SOLO, JOGLOSEMARNEWS.COM — Provinsi Jawa Tengah menjadi salah satu lumbung pangan nasional dengan luas lahan sawah yang signifikan. Namun dalam beberapa tahun terakhir, wilayah ini menghadapi maraknya alih fungsi lahan pertanian. Kondisi tersebut dapat berdampak langsung terhadap ketahanan pangan serta ruang bagi sektor pertanian.
Ketua DPRD Jateng Sumanto menyebut, setiap tahun luas lahan pertanian berkurang 2 hingga 3 persen. Lahan tersebut beralih menjadi fungsi non pertanian seperti permukiman, industri, hingga jalan tol. Ia berharap Bupati/Walikota selektif dalam memberikan izin pembangunan untuk mengerem maraknya alih fungsi lahan pertanian.
“Kami di provinsi sudah membuat Perda RTRW (Rencana Tata Ruang Wilayah), tanah lestari kita tingkatkan. Saya berharap Bupati/Walikota selektif karena petani mau tanam padi yang dibutuhkan tanah,” ujar Sumanto saat menjadi narasumber Program Aspirasi Jateng “Upaya Jawa Tengah Wujudkan Ketahanan Pangan” di Studio TATV Solo, belum lama ini.
Sumanto menambahkan, selama ini Jawa Tengah menempati posisi kedua sebagai lumbung pangan nasional. Posisi pertama ditempati Jawa Timur karena memiliki lahan pertanian lebih luas. Ia meminta posisi ini tetap dipertahankan. Sebab, membuat lahan pertanian baru akan membutuhkan waktu lama. Karena itu, ia berharap lahan pertanian yang sudah ada bisa dilestarikan.

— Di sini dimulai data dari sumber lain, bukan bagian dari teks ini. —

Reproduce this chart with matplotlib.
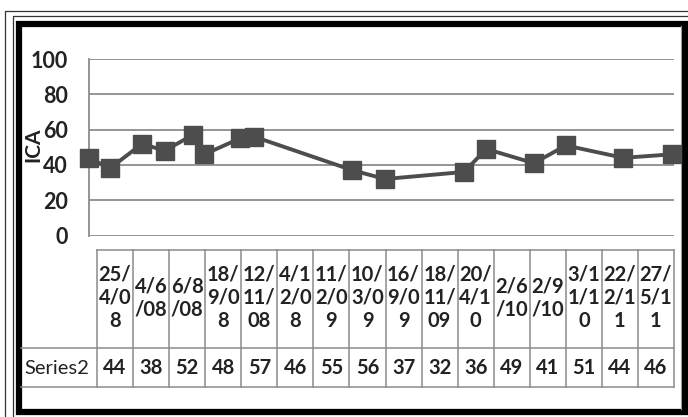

“Membuat lahan pertanian dari hutan menjadi lahan yang bisa ditanami padi prosesnya lama. Contohnya program food estate kan juga tidak mudah, tidak bisa instan,” paparnya dalam acara yang dipandu Host Nurkholis dan Okfied Sosendar tersebut.
Sumanto, Ketua DPRD Jateng (tengah). Foto: dokMenurutnya, alih fungsi lahan yang marak membuat ketahanan pangan daerah menjadi rentan. Pasalnya, dengan semakin sedikitnya lahan pertanian produktif yang tersisa, potensi produksi pangan bisa tergerus.
“Kalau tren ini terus berlanjut tanpa mitigasi yang efektif, maka ketahanan pangan bisa terancam. Ke depan anak cucu kita mau makan apa?” tandas politisi PDI Perjuangan tersebut.
Sumanto menegaskan, sesuai Rencana Pembangunan Jangka Menengah Daerah (RPJMD) dan Rencana Pembangunan Jangka Panjang Daerah (RPJPD), Jawa Tengah ditetapkan sebagai penopang sumber pangan nasional. Sektor pertanian, peternakan, dan perikanan menjadi penopang ketahanan pangan.
“Sektor pangan ini bisa menjadi penopang untuk menumbuhkan perekonomian. Kalau sektor ini naik signifikan, akan memberikan dampak ke masyarakat,” katanya.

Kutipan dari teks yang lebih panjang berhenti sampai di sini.